☕️🐶🦮
Por Carlos Rippol [email protected]
A Pekas le permito cosas que un estricto entrenador de perros reprobaría: lo dejo subir a mi cama, que muerda mis calcetines y que se eche en mis piernas cuando me acomodo en el sillón. Disciplinarlo siempre ha sido un problema para mí. Aún siento culpa – entristezco- cuando tengo que gritarle para que me haga caso. Pero en general soy un dueño barco, o un consentidor, según como se mire. Dicen que para disfrutar de un perro no hay que tratar de volverlo humano, sino que uno debe abrirse a la posibilidad de ser más animal.

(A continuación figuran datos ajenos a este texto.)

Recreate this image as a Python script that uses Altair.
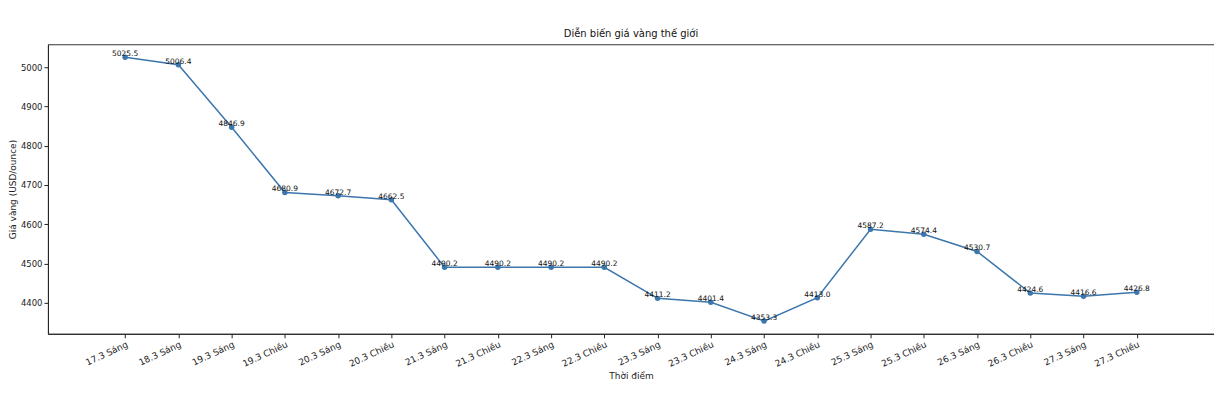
import altair as alt
import pandas as pd

labels = ["17.3 Sáng", "18.3 Sáng", "19.3 Sáng", "19.3 Chiều", "20.3 Sáng", "20.3 Chiều",
          "21.3 Sáng", "21.3 Chiều", "22.3 Sáng", "22.3 Chiều", "23.3 Sáng", "23.3 Chiều",
          "24.3 Sáng", "24.3 Chiều", "25.3 Sáng", "25.3 Chiều", "26.3 Sáng", "26.3 Chiều",
          "27.3 Sáng", "27.3 Chiều"]
prices = [5025.5, 5006.4, 4846.9, 4680.9, 4672.7, 4662.5, 4490.2, 4490.2, 4490.2, 4490.2,
          4411.2, 4401.4, 4353.3, 4413.0, 4587.2, 4574.4, 4530.7, 4424.6, 4416.6, 4426.8]
y_ticks = [4400, 4500, 4600, 4700, 4800, 4900, 5000]

df = pd.DataFrame({"i": list(range(len(labels))), "t": labels, "p": prices,
                   "txt": [f"{v:.1f}" for v in prices]})

FONT = "DejaVu Sans"
COLOR = "#3b76ad"
lab_js = "[" + ",".join(f"'{s}'" for s in labels) + "]"

x = alt.X("i:Q", title="Thời điểm",
          scale=alt.Scale(domain=[-1.45, 20.45], nice=False, zero=False),
          axis=alt.Axis(values=list(range(len(labels))), labelExpr=f"{lab_js}[datum.value]",
                        labelAngle=-25, labelAlign="right", labelBaseline="top",
                        labelFontSize=9, labelColor="#222", titleFontSize=9,
                        titleFontWeight="normal", titleColor="#222", tickColor="#222",
                        domainColor="#222", tickSize=4, labelPadding=2, titlePadding=3,
                        grid=False, labelFlush=False, labelOverlap=False))
y = alt.Y("p:Q", title="Giá vàng (USD/ounce)",
          scale=alt.Scale(domain=[4321, 5058.5], nice=False, zero=False),
          axis=alt.Axis(values=y_ticks, format="d",
                        labelFontSize=8.5, labelColor="#222", titleFontSize=9,
                        titleFontWeight="normal", titleColor="#222", tickColor="#222",
                        domainColor="#222", tickSize=4, labelPadding=2, grid=False,
                        titleX=-39, titleBaseline="top", titleAngle=-90))

base = alt.Chart(df)
line = base.mark_line(color=COLOR, strokeWidth=1.5).encode(x=x, y=y)
pts = base.mark_circle(color=COLOR, size=30, opacity=1).encode(x=x, y=y)
txt = base.mark_text(font=FONT, fontSize=7.5, color="#111", baseline="alphabetic", dy=-1).encode(
    x=x, y=y, text="txt:N")

chart = (line + pts + txt).properties(
    width=1168, height=290,
    title=alt.TitleParams("Diễn biến giá vàng thế giới", fontSize=10, fontWeight="normal",
                          font=FONT, color="#111", offset=5),
    autosize=alt.AutoSizeParams(type="none"),
    padding={"left": 40, "top": 36, "right": 0, "bottom": 60},
).configure(font=FONT).configure_view(stroke="#333", strokeWidth=1)

chart.save("out.html", embed_options={"renderer": "svg", "actions": False})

Cuando salimos de paseo Pekas atrae las miradas sobre nosotros. Es un maltés muy bonito y simpático que se deja querer. Rara vez rechaza una caricia o teme a alguna mano que se le acerque. Cuando lo adoptamos era una bolita de pelos café con leche, después de dos años cambió a blanco. Más de una vez me han ofrecido dinero por él. Un día un tipo quiso robárselo. La mayor parte del tiempo es un amor, una chulada de perro, un corderito de dios. Hasta su postura de ataque causa sensación: se para en dos patas como si se pusiera en guardia, como si fuera a boxear. Le funciona con los perros más grandes que él. No saben que hacer y mejor se van.
Sólo hay dos cosas que lo sacan de quicio: las patinetas, de las que es un incansable perseguidor, y la Jerga, un perro afgano blanco tres veces más grande que él que vive cerca de nuestra casa. Un día, aún cachorro, Pekas se le acercó amistoso, saltarín, feliz como es él, y la Jerga, bravucón y soberbio, le soltó tremendos ladridos. Mi pequeño maltés se quedó temblando. Desde entonces, cada vez que topamos con la Jerga (ese nombre le pusimos), Pekas tiembla de rabia.
Cada que lo ve bufa, enseña los colmillos y ladra furioso. No puedo controlarlo, nadie puede cuando se pone así. Es tal su ofuscación que hasta muerde. A mi esposa ya le tocó un rasguño de dientes. Imposible creer que ese pequeño peludo que da abrazos viva semejante delirio. Pero sólo le pasa cuando ve a su archienemigo. Siempre temí el día en que Pekas y la Jerga se encontraran en la plaza donde ambos pasean libres.
Ocurrió una mañana de domingo. Pekas estaba a unos veinte metros de mí, correteaba a los pájaros, olfateaba el suelo, se movía de un lado a otro dando saltitos. Sólo él y yo en medio de la plaza, trecientos metros cuadrados para corretear, brincar, saltar. De repente fap, fap, fap sonaron unas pisadas sobre el pavimento detrás de mí. Volteé hacia mi izquierda pero la Jerga pasó por el otro lado a gran velocidad. Vi su melena blanca de reojo. Se detuvo frente a Pekas. Fue una sorpresa para ambos. Creo que la Jerga no lo había reconocido. Luego lo hizo.
Se miraron uno a otro a los ojos, sin quitarse la vista ni un instante, y después pasaron la lengua por los dientes. En seguida, despacito, comenzaron a dar vueltas, mirándose todo el tiempo de frente. Quise gritar “Pekas, ven aquí”, pero no me atreví. ¿Y si lo altero? ¿Si lo asusto y se le va encima? Era evidente que la Jerga podía lastimarlo. Es tres veces más grande y fuerte. El dueño del afgano blanco, que siempre ha sido indiferente a ese conflicto, sonreía.
Pekas y la Jerga seguían mirándose de frente. Se movían muy despacio. Entonces, más tranquilos, se olieron el trasero, y unos momentos después cada uno corrió con su dueño, así sin más, sin ladridos ni gestos. Ambos fueron velozmente sujetados con sus correas. Me di la vuelta y me dirigí a casa todavía muy nervioso. Había imaginado a Pekas lleno de sangre, su pelo lleno de manchas rojas y yo corriendo al veterinario.
En fin, que lo que temía, pasó, y afortunadamente no cómo lo imaginé. Espero que lo más feo que tenga que contar de mi pequeño maltés sea cómo se apropió de uno de los sillones de la sala, o cómo nos despierta religiosamente, día tras día, para exigirnos su paseo mañanero. Lo quiero mucho y él a mí. Cada que me abraza retumba en mi cabeza aquella frase de “el perro es el único ser que te quiere más que tú mismo”.